-- Start of ENTRIES SUPPLIED --
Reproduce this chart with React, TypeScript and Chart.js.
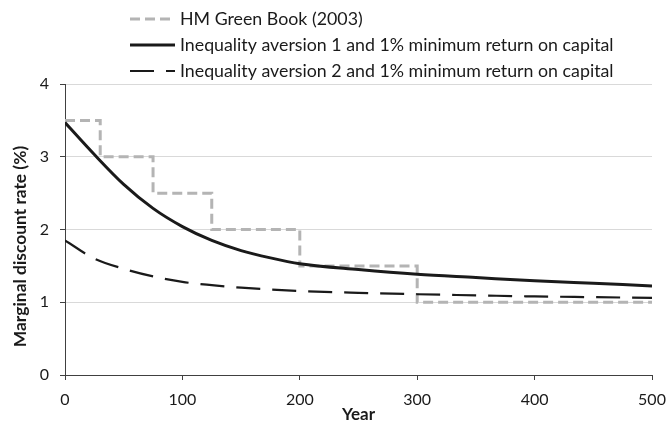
import React, { useEffect, useRef } from "react";
import { Chart, registerables } from "chart.js";

Chart.register(...registerables);

// ---- Data ----
const greenBookYears = [0, 30, 75, 125, 200, 300, 500];
const greenBookRates = [3.5, 3.0, 2.5, 2.0, 1.5, 1.0, 1.0];

const curveYears = [0, 25, 50, 75, 100, 125, 150, 175, 200, 250, 300, 350, 400, 450, 500];
const aversion1Rates = [3.47, 3.03, 2.62, 2.29, 2.04, 1.85, 1.71, 1.61, 1.53, 1.45, 1.385, 1.34, 1.295, 1.26, 1.225];
const aversion2Rates = [1.85, 1.6, 1.46, 1.355, 1.28, 1.235, 1.2, 1.175, 1.155, 1.13, 1.11, 1.095, 1.08, 1.07, 1.06];

const seriesLabels = [
  "HM Green Book (2003)",
  "Inequality aversion 1 and 1% minimum return on capital",
  "Inequality aversion 2 and 1% minimum return on capital",
];

const xTitle = "Year";
const yTitle = "Marginal discount rate (%)";

const FONT = "Lato";

const legendAndTitlePlugin = {
  id: "customLegendTitle",
  afterDraw(chart: any) {
    const ctx = chart.ctx as CanvasRenderingContext2D;
    const area = chart.chartArea;
    // Legend
    const rows = [19, 45, 71];
    const lineStart = 130;
    const lineEnd = 175;
    const textX = 180;
    chart.data.datasets.forEach((ds: any, i: number) => {
      const y = rows[i];
      ctx.save();
      ctx.beginPath();
      ctx.strokeStyle = ds.borderColor;
      ctx.lineWidth = ds.borderWidth;
      ctx.setLineDash(ds.borderDash || []);
      ctx.lineCap = "butt";
      ctx.moveTo(lineStart, y);
      ctx.lineTo(lineEnd, y);
      ctx.stroke();
      ctx.restore();
      ctx.save();
      ctx.font = `17.8px ${FONT}`;
      ctx.fillStyle = "#1a1a1a";
      ctx.textAlign = "left";
      ctx.textBaseline = "middle";
      ctx.fillText(ds.label, textX, y);
      ctx.restore();
    });
    // Y axis title
    ctx.save();
    ctx.translate(20, (area.top + area.bottom) / 2 + 17);
    ctx.rotate(-Math.PI / 2);
    ctx.font = `bold 17.4px ${FONT}`;
    ctx.fillStyle = "#1a1a1a";
    ctx.textAlign = "center";
    ctx.textBaseline = "middle";
    ctx.fillText(yTitle, 0, 0);
    ctx.restore();
  },
};

export default function App() {
  const canvasRef = useRef<HTMLCanvasElement | null>(null);

  useEffect(() => {
    if (!canvasRef.current) return;
    const toPoints = (xs: number[], ys: number[]) => xs.map((x, i) => ({ x, y: ys[i] }));
    const chart = new Chart(canvasRef.current, {
      type: "line",
      data: {
        datasets: [
          {
            label: seriesLabels[0],
            data: toPoints(greenBookYears, greenBookRates),
            borderColor: "#b4b4b4",
            borderWidth: 3,
            borderDash: [10, 5],
            stepped: "before",
            pointRadius: 0,
            fill: false,
            order: 3,
          },
          {
            label: seriesLabels[1],
            data: toPoints(curveYears, aversion1Rates),
            borderColor: "#1a1a1a",
            borderWidth: 3,
            cubicInterpolationMode: "monotone",
            pointRadius: 0,
            fill: false,
            order: 1,
          },
          {
            label: seriesLabels[2],
            data: toPoints(curveYears, aversion2Rates),
            borderColor: "#1a1a1a",
            borderWidth: 2.2,
            borderDash: [24, 12],
            cubicInterpolationMode: "monotone",
            pointRadius: 0,
            fill: false,
            order: 2,
          },
        ],
      },
      options: {
        responsive: false,
        animation: false,
        devicePixelRatio: 1,
        layout: { padding: { top: 84, right: 0, bottom: 0, left: 0 } },
        plugins: {
          legend: { display: false },
          tooltip: { enabled: false },
        },
        scales: {
          x: {
            type: "linear",
            min: 0,
            max: 500,
            ticks: {
              stepSize: 100,
              font: { family: FONT, size: 16 },
              color: "#1a1a1a",
              padding: 10,
              maxRotation: 0,
            },
            grid: {
              drawOnChartArea: false,
              drawTicks: true,
              tickLength: 5,
              tickColor: "#404040",
            },
            border: { color: "#404040", width: 1 },
            title: {
              display: true,
              text: xTitle,
              font: { family: FONT, size: 17, weight: "bold" },
              color: "#1a1a1a",
              padding: { top: 0, bottom: -3 },
            },
            afterFit: (scale: any) => {
              scale.height = 47;
              scale.paddingRight = 14;
              scale.paddingLeft = 0;
            },
          },
          y: {
            min: 0,
            max: 4,
            ticks: {
              stepSize: 1,
              font: { family: FONT, size: 16 },
              color: "#1a1a1a",
              padding: 11,
            },
            grid: {
              color: "#d9d9d9",
              lineWidth: 1,
              drawTicks: true,
              tickLength: 5,
              tickColor: "#404040",
            },
            border: { color: "#404040", width: 1 },
            afterFit: (scale: any) => {
              scale.width = 65;
              scale.paddingTop = 0;
              scale.paddingBottom = 0;
            },
          },
        },
      },
      plugins: [legendAndTitlePlugin],
    });
    return () => chart.destroy();
  }, []);

  return (
    <div style={{ position: "absolute", left: 0, top: 0, width: 666, height: 422, background: "#fff" }}>
      <canvas ref={canvasRef} width={666} height={422} />
    </div>
  );
}
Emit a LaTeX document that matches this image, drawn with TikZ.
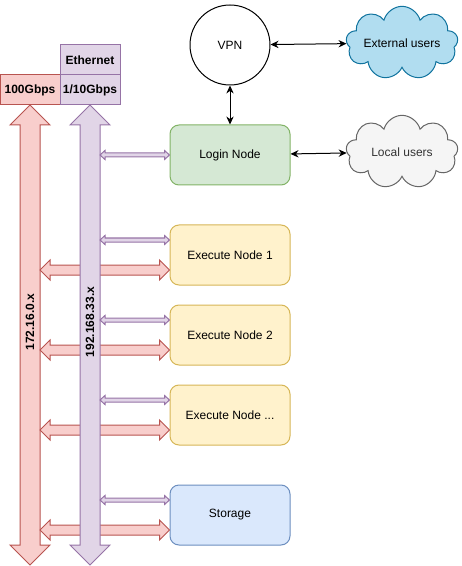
\documentclass[tikz,border=0pt]{standalone}
\usepackage{fontspec}
\setmainfont{Liberation Sans}
\usetikzlibrary{%
  arrows.meta,%
  calc,%
  positioning,%
  shapes.symbols% wg. cloud
}
\definecolor{redfill}{HTML}{F8CECC}
\definecolor{redline}{HTML}{B85450}
\definecolor{purfill}{HTML}{E1D5E7}
\definecolor{purline}{HTML}{9673A6}
\definecolor{grnfill}{HTML}{D5E8D4}
\definecolor{grnline}{HTML}{82B366}
\definecolor{ylwfill}{HTML}{FFF2CC}
\definecolor{ylwline}{HTML}{D6B656}
\definecolor{blufill}{HTML}{DAE8FC}
\definecolor{bluline}{HTML}{6C8EBF}
\definecolor{extfill}{HTML}{B1DDF0}
\definecolor{extline}{HTML}{10739E}
\definecolor{locfill}{HTML}{F5F5F5}
\definecolor{locline}{HTML}{666666}
\definecolor{loctext}{HTML}{333333}

% fat double arrow: style, from, to, half body, half head, head length
\newcommand{\fatlink}[6]{%
  \path[#1] let \p1=#2, \p2=#3 in
    (\x1,\y1) -- (\x1+#6,\y1+#5) -- (\x1+#6,\y1+#4) -- (\x2-#6,\y2+#4) -- (\x2-#6,\y2+#5)
    -- (\x2,\y2) -- (\x2-#6,\y2-#5) -- (\x2-#6,\y2-#4) -- (\x1+#6,\y1-#4) -- (\x1+#6,\y1-#5) -- cycle;}

\begin{document}
\begin{tikzpicture}
[x=0.75pt, y=-0.75pt, font=\fontsize{9}{11}\selectfont, line width=0.75pt,
hdr/.style={rectangle, draw, inner sep=0pt, minimum width=45pt, minimum height=22.5pt, font=\fontsize{9}{11}\selectfont\bfseries},
box/.style={rectangle, draw, rounded corners=6.75pt, inner sep=0pt, minimum width=90pt, minimum height=45pt},
execbox/.style={box, fill=ylwfill, draw=ylwline},
users/.style={cloud, cloud puffs=9, cloud ignores aspect, draw, inner sep=0pt, minimum width=84pt, minimum height=55pt},
link/.style={{Stealth[length=6pt,width=5.5pt]}-{Stealth[length=6pt,width=5.5pt]}, line width=0.75pt},
redbar/.style={draw=redline, fill=redfill},
purbar/.style={draw=purline, fill=purfill},
netlabel/.style={rotate=90, font=\fontsize{9}{11}\selectfont\bfseries}
]
\useasboundingbox (0,0) rectangle (461,566);

% headers
\node[hdr, fill=redfill, draw=redline] (speed100) at (30,90) {100Gbps};
\node[hdr, fill=purfill, draw=purline] (speed10) at (90,90) {1/10Gbps};
\node[hdr, fill=purfill, draw=purline] (eth) at (90,60) {Ethernet};

% outside
\node[circle, draw, inner sep=0pt, minimum size=60pt] (vpn) at (230,45) {VPN};
\node[users, draw=extline, fill=extfill] (extusers) at (402,43) {External users};
\node[users, draw=locline, fill=locfill, text=loctext] (locusers) at (402,152) {Local users};

% cluster
\node[box, fill=grnfill, draw=grnline] (login) at (230,155) {Login Node};
\node[execbox] (exec1) at (230,255) {Execute Node 1};
\node[execbox] (exec2) at (230,335) {Execute Node 2};
\node[execbox] (exec3) at (230,415) {Execute Node ...};
\node[box, fill=blufill, draw=bluline] (storage) at (230,515) {Storage};

\draw[link] (vpn) -- (extusers);
\draw[link] (vpn) -- (login);
\draw[link] (login) -- (locusers);

% 100Gbps network
\draw[redbar] (30,105) -- (50,125) -- (40,125) -- (40,545) -- (50,545) -- (30,565)
  -- (10,545) -- (20,545) -- (20,125) -- (10,125) -- cycle;
\coordinate (redtap) at (40,0);
\fatlink{redbar}{($(redtap |- exec1.west)+(0,15)$)}{($(exec1.west)+(0,15)$)}{3.75pt}{7.5pt}{7.5pt}
\fatlink{redbar}{($(redtap |- exec2.west)+(0,15)$)}{($(exec2.west)+(0,15)$)}{3.75pt}{7.5pt}{7.5pt}
\fatlink{redbar}{($(redtap |- exec3.west)+(0,15)$)}{($(exec3.west)+(0,15)$)}{3.75pt}{7.5pt}{7.5pt}
\fatlink{redbar}{($(redtap |- storage.west)+(0,15)$)}{($(storage.west)+(0,15)$)}{3.75pt}{7.5pt}{7.5pt}

% ethernet
\draw[purbar] (90,105) -- (110,125) -- (100,125) -- (100,545) -- (110,545) -- (90,565)
  -- (70,545) -- (80,545) -- (80,125) -- (70,125) -- cycle;
\coordinate (purtap) at (100,0);
\fatlink{purbar}{(purtap |- login.west)}{(login.west)}{1.5pt}{3.4pt}{3.75pt}
\fatlink{purbar}{($(purtap |- exec1.west)+(0,-15)$)}{($(exec1.west)+(0,-15)$)}{1.5pt}{3.4pt}{3.75pt}
\fatlink{purbar}{($(purtap |- exec2.west)+(0,-15)$)}{($(exec2.west)+(0,-15)$)}{1.5pt}{3.4pt}{3.75pt}
\fatlink{purbar}{($(purtap |- exec3.west)+(0,-15)$)}{($(exec3.west)+(0,-15)$)}{1.5pt}{3.4pt}{3.75pt}
\fatlink{purbar}{($(purtap |- storage.west)+(0,-15)$)}{($(storage.west)+(0,-15)$)}{1.5pt}{3.4pt}{3.75pt}

\node[netlabel] (rednet) at (30,322) {172.16.0.x};
\node[netlabel] (purnet) at (90,322) {192.168.33.x};
\end{tikzpicture}
\end{document}
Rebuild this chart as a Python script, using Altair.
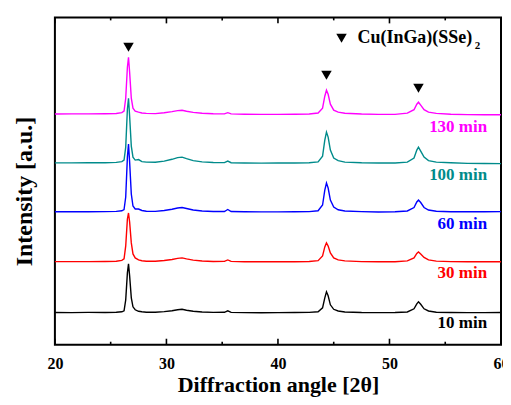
-- End of ENTRIES SUPPLIED --
TASK DETAILS
Quote, please, every line of the material above from its start through the line that has "const greenBookRates = [3.5, 3.0, 2.5, 2.0, 1.5, 1.0, 1.0];", reproducing the words exactly and dropping any images.

TASK RESULT
Reproduce this chart with React, TypeScript and Chart.js.
import React, { useEffect, useRef } from "react";
import { Chart, registerables } from "chart.js";

Chart.register(...registerables);

// ---- Data ----
const greenBookYears = [0, 30, 75, 125, 200, 300, 500];
const greenBookRates = [3.5, 3.0, 2.5, 2.0, 1.5, 1.0, 1.0];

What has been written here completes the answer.